* Goal *
Exact reproduction of the data is required, with images excluded.

______

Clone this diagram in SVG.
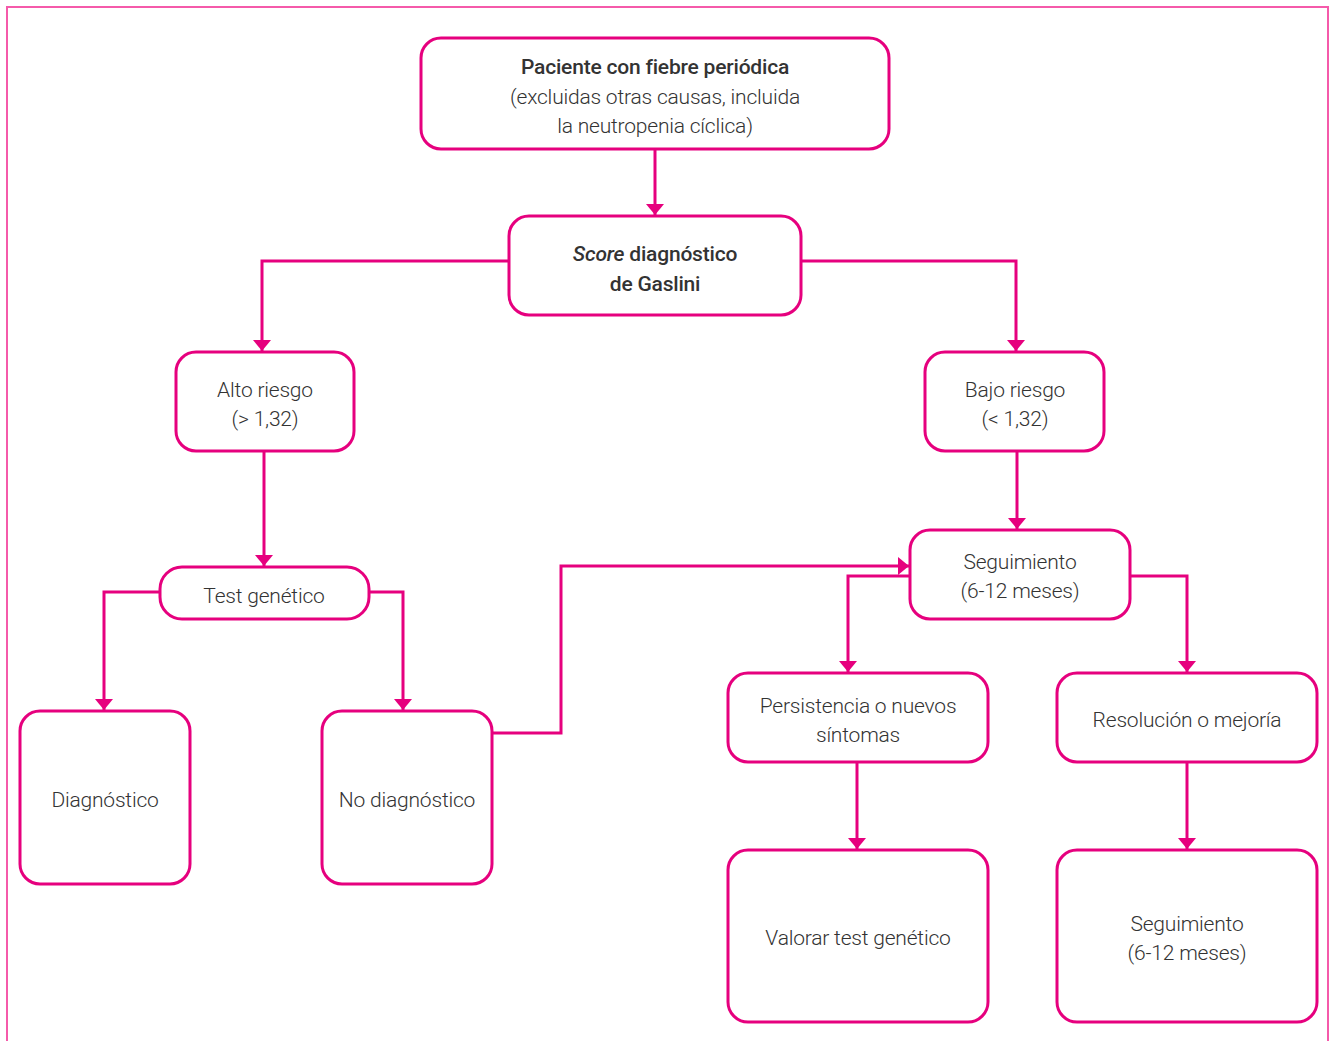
<svg xmlns="http://www.w3.org/2000/svg" width="1335" height="1041" viewBox="0 0 1335 1041">
<defs>
<style>
.n{fill:#fff;stroke:#e6007e;stroke-width:3}
.c{fill:none;stroke:#e6007e;stroke-width:3}
.t{font-family:Roboto,"Liberation Sans",sans-serif;font-size:21px;letter-spacing:-0.2px;font-weight:300;fill:#333;text-anchor:middle}
.b{font-weight:500}
</style>
<marker id="a" viewBox="0 0 11 18" refX="11" refY="9" markerWidth="11" markerHeight="18" markerUnits="userSpaceOnUse" orient="auto">
<path d="M0,0 L11,9 L0,18 Z" fill="#e6007e"/>
</marker>
</defs>
<rect x="7" y="7" width="1321" height="1045" fill="none" stroke="#f55aaa" stroke-width="2"/>
<g id="connectors">
<path class="c" d="M655,149 V215" marker-end="url(#a)"/>
<path class="c" d="M509,261 H262 V351" marker-end="url(#a)"/>
<path class="c" d="M801,261 H1016 V351" marker-end="url(#a)"/>
<path class="c" d="M264,451 V566" marker-end="url(#a)"/>
<path class="c" d="M1017,451 V529" marker-end="url(#a)"/>
<path class="c" d="M160,592 H104 V710" marker-end="url(#a)"/>
<path class="c" d="M369,592 H403 V710" marker-end="url(#a)"/>
<path class="c" d="M492,733 H561 V566 H909" marker-end="url(#a)"/>
<path class="c" d="M910,576 H848 V672" marker-end="url(#a)"/>
<path class="c" d="M1130,576 H1187 V672" marker-end="url(#a)"/>
<path class="c" d="M857,762 V849" marker-end="url(#a)"/>
<path class="c" d="M1187,762 V849" marker-end="url(#a)"/>
</g>
<g id="n1"><rect class="n" x="421" y="38" width="468" height="111" rx="20"/>
<text class="t b" x="655" y="74">Paciente con fiebre periódica</text>
<text class="t" x="655" y="104">(excluidas otras causas, incluida</text>
<text class="t" x="655" y="133">la neutropenia cíclica)</text></g>
<g id="n2"><rect class="n" x="509" y="216" width="292" height="99" rx="20"/>
<text class="t b" x="655" y="261"><tspan font-style="italic">Score</tspan> diagnóstico</text>
<text class="t b" x="655" y="291">de Gaslini</text></g>
<g id="n3"><rect class="n" x="176" y="352" width="178" height="99" rx="20"/>
<text class="t" x="265" y="397">Alto riesgo</text>
<text class="t" x="265" y="426">(&gt; 1,32)</text></g>
<g id="n4"><rect class="n" x="925" y="352" width="179" height="99" rx="20"/>
<text class="t" x="1015" y="397">Bajo riesgo</text>
<text class="t" x="1015" y="426">(&lt; 1,32)</text></g>
<g id="n5"><rect class="n" x="160" y="567" width="209" height="52" rx="22"/>
<text class="t" x="264" y="603">Test genético</text></g>
<g id="n6"><rect class="n" x="20" y="711" width="170" height="173" rx="20"/>
<text class="t" x="105" y="807">Diagnóstico</text></g>
<g id="n7"><rect class="n" x="322" y="711" width="170" height="173" rx="20"/>
<text class="t" x="407" y="807">No diagnóstico</text></g>
<g id="n8"><rect class="n" x="910" y="530" width="220" height="89" rx="20"/>
<text class="t" x="1020" y="569">Seguimiento</text>
<text class="t" x="1020" y="598">(6-12 meses)</text></g>
<g id="n9"><rect class="n" x="728" y="673" width="260" height="89" rx="20"/>
<text class="t" x="858" y="713">Persistencia o nuevos</text>
<text class="t" x="858" y="742">síntomas</text></g>
<g id="n10"><rect class="n" x="1057" y="673" width="260" height="89" rx="20"/>
<text class="t" x="1187" y="727">Resolución o mejoría</text></g>
<g id="n11"><rect class="n" x="728" y="850" width="260" height="172" rx="20"/>
<text class="t" x="858" y="945">Valorar test genético</text></g>
<g id="n12"><rect class="n" x="1057" y="850" width="260" height="172" rx="20"/>
<text class="t" x="1187" y="931">Seguimiento</text>
<text class="t" x="1187" y="960">(6-12 meses)</text></g>
</svg>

______

* The answer *
Clone this diagram in SVG.
<svg xmlns="http://www.w3.org/2000/svg" width="1335" height="1041" viewBox="0 0 1335 1041">
<defs>
<style>
.n{fill:#fff;stroke:#e6007e;stroke-width:3}
.c{fill:none;stroke:#e6007e;stroke-width:3}
.t{font-family:Roboto,"Liberation Sans",sans-serif;font-size:21px;letter-spacing:-0.2px;font-weight:300;fill:#333;text-anchor:middle}
.b{font-weight:500}
</style>
<marker id="a" viewBox="0 0 11 18" refX="11" refY="9" markerWidth="11" markerHeight="18" markerUnits="userSpaceOnUse" orient="auto">
<path d="M0,0 L11,9 L0,18 Z" fill="#e6007e"/>
</marker>
</defs>
<rect x="7" y="7" width="1321" height="1045" fill="none" stroke="#f55aaa" stroke-width="2"/>
<g id="connectors">
<path class="c" d="M655,149 V215" marker-end="url(#a)"/>
<path class="c" d="M509,261 H262 V351" marker-end="url(#a)"/>
<path class="c" d="M801,261 H1016 V351" marker-end="url(#a)"/>
<path class="c" d="M264,451 V566" marker-end="url(#a)"/>
<path class="c" d="M1017,451 V529" marker-end="url(#a)"/>
<path class="c" d="M160,592 H104 V710" marker-end="url(#a)"/>
<path class="c" d="M369,592 H403 V710" marker-end="url(#a)"/>
<path class="c" d="M492,733 H561 V566 H909" marker-end="url(#a)"/>
<path class="c" d="M910,576 H848 V672" marker-end="url(#a)"/>
<path class="c" d="M1130,576 H1187 V672" marker-end="url(#a)"/>
<path class="c" d="M857,762 V849" marker-end="url(#a)"/>
<path class="c" d="M1187,762 V849" marker-end="url(#a)"/>
</g>
<g id="n1"><rect class="n" x="421" y="38" width="468" height="111" rx="20"/>
<text class="t b" x="655" y="74">Paciente con fiebre periódica</text>
<text class="t" x="655" y="104">(excluidas otras causas, incluida</text>
<text class="t" x="655" y="133">la neutropenia cíclica)</text></g>
<g id="n2"><rect class="n" x="509" y="216" width="292" height="99" rx="20"/>
<text class="t b" x="655" y="261"><tspan font-style="italic">Score</tspan> diagnóstico</text>
<text class="t b" x="655" y="291">de Gaslini</text></g>
<g id="n3"><rect class="n" x="176" y="352" width="178" height="99" rx="20"/>
<text class="t" x="265" y="397">Alto riesgo</text>
<text class="t" x="265" y="426">(&gt; 1,32)</text></g>
<g id="n4"><rect class="n" x="925" y="352" width="179" height="99" rx="20"/>
<text class="t" x="1015" y="397">Bajo riesgo</text>
<text class="t" x="1015" y="426">(&lt; 1,32)</text></g>
<g id="n5"><rect class="n" x="160" y="567" width="209" height="52" rx="22"/>
<text class="t" x="264" y="603">Test genético</text></g>
<g id="n6"><rect class="n" x="20" y="711" width="170" height="173" rx="20"/>
<text class="t" x="105" y="807">Diagnóstico</text></g>
<g id="n7"><rect class="n" x="322" y="711" width="170" height="173" rx="20"/>
<text class="t" x="407" y="807">No diagnóstico</text></g>
<g id="n8"><rect class="n" x="910" y="530" width="220" height="89" rx="20"/>
<text class="t" x="1020" y="569">Seguimiento</text>
<text class="t" x="1020" y="598">(6-12 meses)</text></g>
<g id="n9"><rect class="n" x="728" y="673" width="260" height="89" rx="20"/>
<text class="t" x="858" y="713">Persistencia o nuevos</text>
<text class="t" x="858" y="742">síntomas</text></g>
<g id="n10"><rect class="n" x="1057" y="673" width="260" height="89" rx="20"/>
<text class="t" x="1187" y="727">Resolución o mejoría</text></g>
<g id="n11"><rect class="n" x="728" y="850" width="260" height="172" rx="20"/>
<text class="t" x="858" y="945">Valorar test genético</text></g>
<g id="n12"><rect class="n" x="1057" y="850" width="260" height="172" rx="20"/>
<text class="t" x="1187" y="931">Seguimiento</text>
<text class="t" x="1187" y="960">(6-12 meses)</text></g>
</svg>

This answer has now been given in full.